I write this at the end of full day which has come at the end of a long week. It was Spring Break this past week and so your Mom and I thought it good to take you and your brother to Washington, D.C. Some of it was wonderful. I will never get tired of seeing you or your brother experience new things in this world. I swelled with pride as you started rattling off facts about a president and impressed a stranger when we were in the National Museum of American History. And I loved following you as you bounded around pointing out planes and spaceships at the Udvar-Hazy Center of the Air and Space Museum. Of course other parts, were a little more taxing. I think most parents have moments on vacation with their kids when they seriously question the whole concept of vacation with kids.
We capped it off by stopping in Pigeon Forge on the way home to go to Dollywood with your South Carolina grandparents and some of your cousins. All of this was a lot of fun, but I am incredibly tired and I am not sure that my weary mind can produce what I really want to in this annual letter to you. But I’m going to try.

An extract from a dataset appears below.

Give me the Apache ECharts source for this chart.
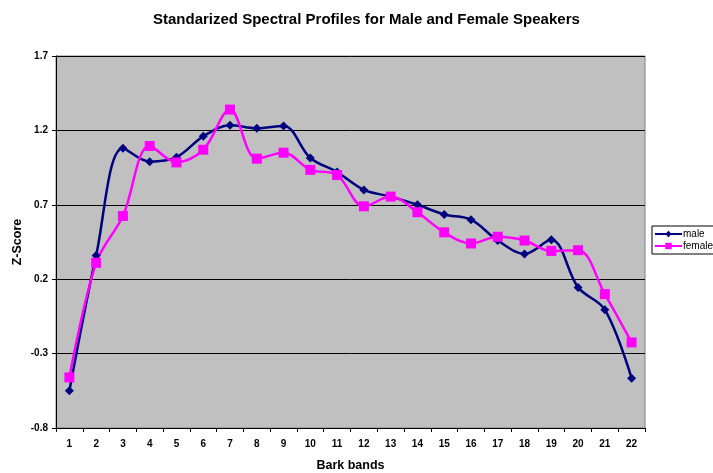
<!DOCTYPE html>
<html>
<head>
<meta charset="utf-8">
<script src="https://cdn.jsdelivr.net/npm/echarts@6/dist/echarts.min.js"></script>
<style>
  html, body { margin: 0; padding: 0; background: #fff; }
  #main { width: 713px; height: 473px; }
</style>
</head>
<body>
<div id="main"></div>
<script>
// bark bands 1..22
const bands = ['1', '2', '3', '4', '5', '6', '7', '8', '9', '10', '11',
  '12', '13', '14', '15', '16', '17', '18', '19', '20', '21', '22'];

const male = [-0.55, 0.36, 1.08, 0.99, 1.02, 1.16, 1.235, 1.215, 1.23, 1.015, 0.92,
  0.80, 0.755, 0.70, 0.635, 0.60, 0.46, 0.37, 0.465, 0.145, -0.005, -0.465];

const female = [-0.46, 0.31, 0.625, 1.095, 0.985, 1.07, 1.34, 1.01, 1.05, 0.935, 0.90,
  0.69, 0.755, 0.65, 0.515, 0.44, 0.485, 0.46, 0.39, 0.395, 0.10, -0.225];

const yTicks = [-0.8, -0.3, 0.2, 0.7, 1.2, 1.7];

const myChart = echarts.init(document.getElementById('main'));

const option = {
  animation: false,
  textStyle: { fontFamily: 'Liberation Sans, Arial, sans-serif' },
  title: {
    text: 'Standarized Spectral Profiles for Male and Female Speakers',
    left: 148,
    top: 7,
    textStyle: { fontSize: 15, fontWeight: 'bold', color: '#000' }
  },
  legend: {
    orient: 'vertical',
    left: 652,
    top: 226,
    padding: [3, 4, 3, 2],
    itemGap: 2,
    itemWidth: 27,
    itemHeight: 8,
    borderColor: '#000',
    borderWidth: 1,
    borderRadius: 0,
    textStyle: { fontSize: 10, color: '#000', padding: [0, 0, 0, -4] },
    data: ['male', 'female']
  },
  grid: {
    left: 56,
    top: 56,
    right: 68,
    bottom: 45,
    outerBoundsMode: 'none',
    containLabel: false,
    show: true,
    backgroundColor: '#c0c0c0',
    borderColor: '#808080',
    borderWidth: 1
  },
  xAxis: {
    type: 'category',
    data: bands,
    boundaryGap: true,
    name: 'Bark bands',
    nameLocation: 'middle',
    nameGap: 31,
    nameMoveOverlap: false,
    nameTextStyle: { fontSize: 12.5, fontWeight: 'bold', color: '#000' },
    axisLine: { onZero: false, lineStyle: { color: '#000', width: 1 } },
    axisTick: { show: true, length: 4, lineStyle: { color: '#000' } },
    axisLabel: { fontSize: 10, fontWeight: 'bold', color: '#000', margin: 11 }
  },
  yAxis: {
    type: 'value',
    min: -0.8,
    max: 1.7,
    name: 'Z-Score',
    nameLocation: 'middle',
    nameGap: 32,
    nameMoveOverlap: false,
    nameTextStyle: { fontSize: 12.5, fontWeight: 'bold', color: '#000' },
    axisLine: { show: true, lineStyle: { color: '#000', width: 1 } },
    axisTick: { show: true, length: 4, customValues: yTicks, lineStyle: { color: '#000' } },
    axisLabel: {
      fontSize: 10, fontWeight: 'bold', color: '#000', margin: 8,
      customValues: yTicks,
      formatter: v => v.toFixed(1)
    },
    splitLine: { show: true, lineStyle: { color: '#000', width: 1 } }
  },
  series: [
    {
      name: 'male',
      type: 'line',
      data: male,
      smooth: 0.35,
      symbol: 'diamond',
      symbolSize: 9,
      itemStyle: { color: '#000080' },
      lineStyle: { color: '#000080', width: 2.5 }
    },
    {
      name: 'female',
      type: 'line',
      data: female,
      smooth: 0.35,
      symbol: 'rect',
      symbolSize: 10,
      itemStyle: { color: '#ff00ff' },
      lineStyle: { color: '#ff00ff', width: 2.5 }
    }
  ]
};

myChart.setOption(option);
</script>
</body>
</html>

I could rattle off how you still love ducks and Scooby-Doo. Or about how you are really in to reading books about which animals would win in a battle or real-life survival stories. I could talk about how if there is a wall then you are going to try walk on it. Or about how it slightly concerns me how half the time that you play Zelda, you are seeking out creative ways for Link to get maimed and/or killed. Or I could talk about how almost once a week while we are reading Bible stories, you ask really probing and challenging questions about faith that give my Master of Divinity degree a run for its money.